Start Input material
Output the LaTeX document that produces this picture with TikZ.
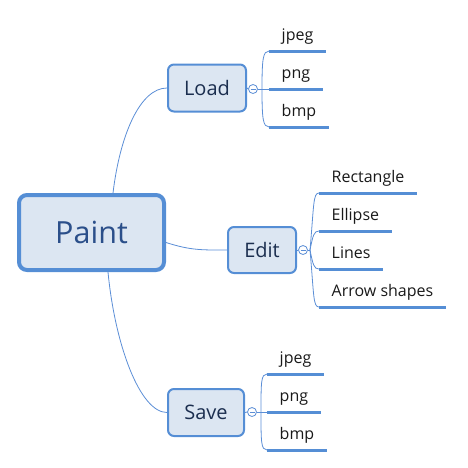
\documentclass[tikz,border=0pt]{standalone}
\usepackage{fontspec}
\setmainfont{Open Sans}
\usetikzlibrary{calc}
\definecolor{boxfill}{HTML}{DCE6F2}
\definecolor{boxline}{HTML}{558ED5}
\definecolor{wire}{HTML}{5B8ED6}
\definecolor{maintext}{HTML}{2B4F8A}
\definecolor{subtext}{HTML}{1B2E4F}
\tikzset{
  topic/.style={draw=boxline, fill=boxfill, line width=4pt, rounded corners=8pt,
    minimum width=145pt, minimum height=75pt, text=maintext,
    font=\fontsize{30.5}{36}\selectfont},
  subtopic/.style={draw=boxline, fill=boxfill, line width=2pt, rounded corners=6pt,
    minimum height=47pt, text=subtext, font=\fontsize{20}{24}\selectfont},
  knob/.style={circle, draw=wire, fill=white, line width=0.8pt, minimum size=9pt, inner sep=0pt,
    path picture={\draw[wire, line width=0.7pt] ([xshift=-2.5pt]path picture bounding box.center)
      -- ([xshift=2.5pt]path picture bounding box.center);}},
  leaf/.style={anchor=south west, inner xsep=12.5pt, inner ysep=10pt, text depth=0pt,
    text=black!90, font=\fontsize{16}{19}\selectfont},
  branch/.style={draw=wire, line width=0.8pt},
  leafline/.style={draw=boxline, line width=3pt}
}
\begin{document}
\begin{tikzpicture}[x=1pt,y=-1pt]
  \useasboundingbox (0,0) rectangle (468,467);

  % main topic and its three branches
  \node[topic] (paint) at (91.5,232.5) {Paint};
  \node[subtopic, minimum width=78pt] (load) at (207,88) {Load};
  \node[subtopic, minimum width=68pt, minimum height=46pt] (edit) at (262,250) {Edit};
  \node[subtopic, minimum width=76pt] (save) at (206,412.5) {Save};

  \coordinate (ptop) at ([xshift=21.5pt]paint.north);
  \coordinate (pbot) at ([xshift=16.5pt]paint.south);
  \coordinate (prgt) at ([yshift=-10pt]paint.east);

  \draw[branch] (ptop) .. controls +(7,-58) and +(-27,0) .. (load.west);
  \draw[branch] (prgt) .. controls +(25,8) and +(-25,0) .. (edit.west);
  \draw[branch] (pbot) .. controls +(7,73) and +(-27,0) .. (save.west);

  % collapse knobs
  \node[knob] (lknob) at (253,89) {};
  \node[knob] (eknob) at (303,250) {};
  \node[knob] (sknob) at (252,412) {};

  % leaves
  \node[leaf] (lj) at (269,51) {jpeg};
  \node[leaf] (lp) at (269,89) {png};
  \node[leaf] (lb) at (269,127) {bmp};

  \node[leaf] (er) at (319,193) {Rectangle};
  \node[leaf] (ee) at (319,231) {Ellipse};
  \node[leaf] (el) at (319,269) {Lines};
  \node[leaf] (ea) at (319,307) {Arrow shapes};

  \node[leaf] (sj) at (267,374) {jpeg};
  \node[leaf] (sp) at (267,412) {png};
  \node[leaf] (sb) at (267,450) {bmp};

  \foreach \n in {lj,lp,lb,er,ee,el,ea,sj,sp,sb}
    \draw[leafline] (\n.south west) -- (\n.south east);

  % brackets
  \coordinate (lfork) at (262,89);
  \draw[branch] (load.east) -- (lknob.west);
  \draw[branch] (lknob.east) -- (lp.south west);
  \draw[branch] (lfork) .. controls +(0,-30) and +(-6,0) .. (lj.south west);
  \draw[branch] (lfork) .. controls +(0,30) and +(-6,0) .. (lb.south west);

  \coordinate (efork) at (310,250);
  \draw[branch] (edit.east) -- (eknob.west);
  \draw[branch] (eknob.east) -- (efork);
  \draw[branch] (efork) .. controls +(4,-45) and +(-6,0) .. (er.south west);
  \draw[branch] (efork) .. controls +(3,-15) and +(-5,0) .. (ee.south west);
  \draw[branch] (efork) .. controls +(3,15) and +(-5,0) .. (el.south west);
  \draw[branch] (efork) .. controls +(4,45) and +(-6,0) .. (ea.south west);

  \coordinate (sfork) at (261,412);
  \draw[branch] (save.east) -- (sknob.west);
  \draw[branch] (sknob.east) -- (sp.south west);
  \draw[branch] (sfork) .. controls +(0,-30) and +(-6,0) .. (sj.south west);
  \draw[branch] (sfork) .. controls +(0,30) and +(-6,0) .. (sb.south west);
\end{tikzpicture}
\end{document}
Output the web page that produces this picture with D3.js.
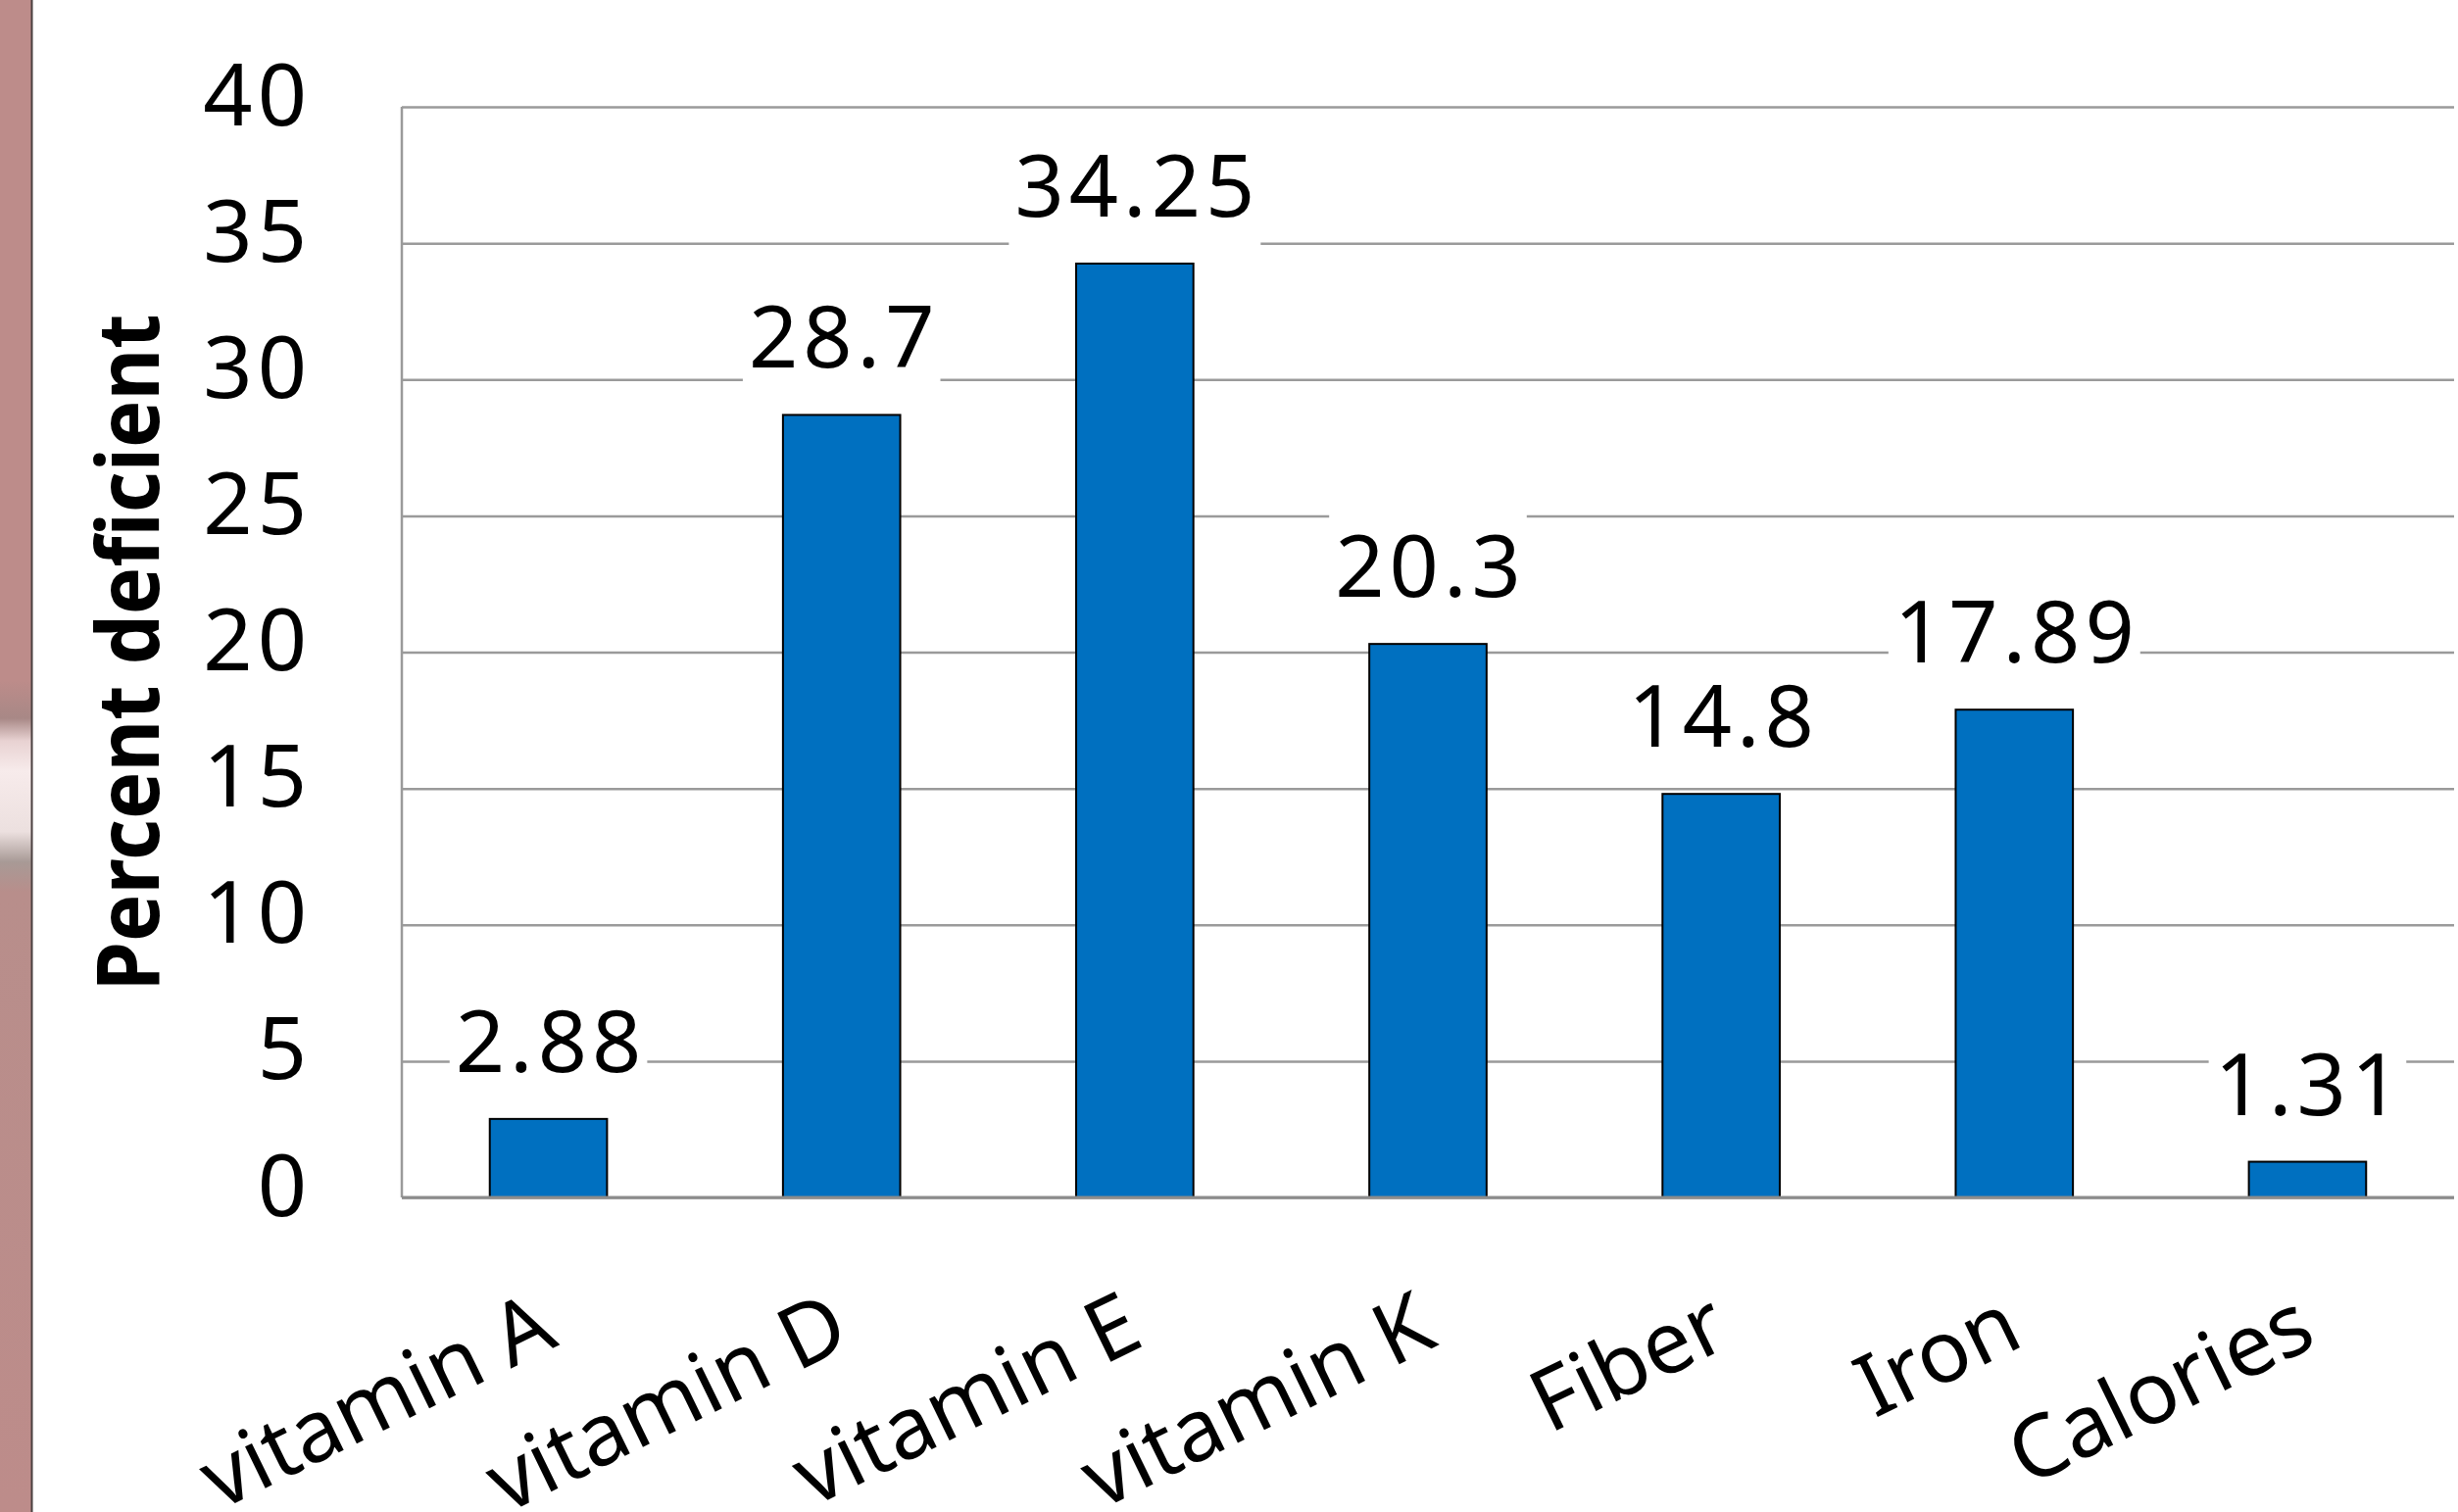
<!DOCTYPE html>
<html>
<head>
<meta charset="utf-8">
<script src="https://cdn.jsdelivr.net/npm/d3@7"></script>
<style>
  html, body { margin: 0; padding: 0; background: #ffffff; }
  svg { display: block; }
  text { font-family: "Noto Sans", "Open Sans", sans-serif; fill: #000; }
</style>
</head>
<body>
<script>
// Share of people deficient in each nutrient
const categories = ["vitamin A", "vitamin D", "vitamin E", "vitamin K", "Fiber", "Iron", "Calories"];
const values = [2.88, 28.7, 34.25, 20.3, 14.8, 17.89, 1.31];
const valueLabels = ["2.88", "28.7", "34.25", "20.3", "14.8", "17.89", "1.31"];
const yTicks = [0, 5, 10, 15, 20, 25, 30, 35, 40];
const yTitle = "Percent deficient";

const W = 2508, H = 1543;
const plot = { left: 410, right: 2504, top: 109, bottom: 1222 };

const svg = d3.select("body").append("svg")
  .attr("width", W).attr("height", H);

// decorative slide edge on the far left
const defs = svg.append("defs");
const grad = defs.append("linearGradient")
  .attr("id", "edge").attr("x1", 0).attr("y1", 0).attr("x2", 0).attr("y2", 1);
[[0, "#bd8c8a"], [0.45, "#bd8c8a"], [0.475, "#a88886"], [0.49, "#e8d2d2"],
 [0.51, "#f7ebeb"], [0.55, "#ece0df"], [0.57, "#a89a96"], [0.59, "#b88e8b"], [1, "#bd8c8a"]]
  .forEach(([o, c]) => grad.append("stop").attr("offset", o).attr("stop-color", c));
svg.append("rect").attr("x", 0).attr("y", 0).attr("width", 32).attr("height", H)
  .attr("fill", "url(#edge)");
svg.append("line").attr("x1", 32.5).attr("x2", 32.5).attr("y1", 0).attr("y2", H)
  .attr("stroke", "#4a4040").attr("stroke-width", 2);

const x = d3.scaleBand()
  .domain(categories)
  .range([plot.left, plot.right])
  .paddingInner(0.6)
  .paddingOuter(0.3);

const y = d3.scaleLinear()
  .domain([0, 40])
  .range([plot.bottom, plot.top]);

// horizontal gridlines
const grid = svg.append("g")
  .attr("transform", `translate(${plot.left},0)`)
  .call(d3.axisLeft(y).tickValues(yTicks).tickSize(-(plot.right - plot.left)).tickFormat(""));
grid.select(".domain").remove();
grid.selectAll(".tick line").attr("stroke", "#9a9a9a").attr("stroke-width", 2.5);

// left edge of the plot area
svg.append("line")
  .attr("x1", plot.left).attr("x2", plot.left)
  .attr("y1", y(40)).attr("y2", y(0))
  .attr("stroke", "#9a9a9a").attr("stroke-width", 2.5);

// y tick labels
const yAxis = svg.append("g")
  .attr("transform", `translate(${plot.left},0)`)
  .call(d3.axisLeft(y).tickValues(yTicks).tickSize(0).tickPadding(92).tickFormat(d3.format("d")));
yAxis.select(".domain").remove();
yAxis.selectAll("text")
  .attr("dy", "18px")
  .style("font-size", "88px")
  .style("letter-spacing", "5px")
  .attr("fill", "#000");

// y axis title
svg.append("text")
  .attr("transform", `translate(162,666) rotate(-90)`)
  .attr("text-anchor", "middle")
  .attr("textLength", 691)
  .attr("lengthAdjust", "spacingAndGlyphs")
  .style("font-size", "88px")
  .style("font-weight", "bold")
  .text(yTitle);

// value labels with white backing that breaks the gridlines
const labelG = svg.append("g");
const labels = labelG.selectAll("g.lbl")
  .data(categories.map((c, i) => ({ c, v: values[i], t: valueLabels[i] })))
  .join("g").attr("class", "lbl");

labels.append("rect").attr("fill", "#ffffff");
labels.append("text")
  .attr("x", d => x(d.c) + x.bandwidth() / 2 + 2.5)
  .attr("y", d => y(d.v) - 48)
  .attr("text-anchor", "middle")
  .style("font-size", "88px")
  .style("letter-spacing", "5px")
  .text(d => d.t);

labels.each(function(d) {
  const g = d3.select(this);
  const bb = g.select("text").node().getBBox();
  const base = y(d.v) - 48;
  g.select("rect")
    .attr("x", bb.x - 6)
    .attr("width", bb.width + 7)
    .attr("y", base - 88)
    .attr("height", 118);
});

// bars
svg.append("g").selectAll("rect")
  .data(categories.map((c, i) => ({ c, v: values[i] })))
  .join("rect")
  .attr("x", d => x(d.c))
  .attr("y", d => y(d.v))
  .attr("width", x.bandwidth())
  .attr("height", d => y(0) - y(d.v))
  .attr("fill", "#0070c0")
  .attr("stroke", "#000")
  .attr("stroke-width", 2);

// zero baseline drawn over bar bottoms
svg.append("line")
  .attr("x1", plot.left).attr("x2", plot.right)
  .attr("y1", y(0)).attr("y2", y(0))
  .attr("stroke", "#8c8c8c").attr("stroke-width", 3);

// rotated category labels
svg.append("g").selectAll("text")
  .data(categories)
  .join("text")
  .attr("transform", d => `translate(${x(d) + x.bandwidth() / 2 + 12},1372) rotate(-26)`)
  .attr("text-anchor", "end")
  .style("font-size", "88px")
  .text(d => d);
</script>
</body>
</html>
End Input material
• **Exercise instructions**
Leave the pictures out and please restate exactly the lines running from the start of the material through the one with "(0,0) rectangle (468,467);".

• **Written solution**
Output the LaTeX document that produces this picture with TikZ.
\documentclass[tikz,border=0pt]{standalone}
\usepackage{fontspec}
\setmainfont{Open Sans}
\usetikzlibrary{calc}
\definecolor{boxfill}{HTML}{DCE6F2}
\definecolor{boxline}{HTML}{558ED5}
\definecolor{wire}{HTML}{5B8ED6}
\definecolor{maintext}{HTML}{2B4F8A}
\definecolor{subtext}{HTML}{1B2E4F}
\tikzset{
  topic/.style={draw=boxline, fill=boxfill, line width=4pt, rounded corners=8pt,
    minimum width=145pt, minimum height=75pt, text=maintext,
    font=\fontsize{30.5}{36}\selectfont},
  subtopic/.style={draw=boxline, fill=boxfill, line width=2pt, rounded corners=6pt,
    minimum height=47pt, text=subtext, font=\fontsize{20}{24}\selectfont},
  knob/.style={circle, draw=wire, fill=white, line width=0.8pt, minimum size=9pt, inner sep=0pt,
    path picture={\draw[wire, line width=0.7pt] ([xshift=-2.5pt]path picture bounding box.center)
      -- ([xshift=2.5pt]path picture bounding box.center);}},
  leaf/.style={anchor=south west, inner xsep=12.5pt, inner ysep=10pt, text depth=0pt,
    text=black!90, font=\fontsize{16}{19}\selectfont},
  branch/.style={draw=wire, line width=0.8pt},
  leafline/.style={draw=boxline, line width=3pt}
}
\begin{document}
\begin{tikzpicture}[x=1pt,y=-1pt]
  \useasboundingbox (0,0) rectangle (468,467);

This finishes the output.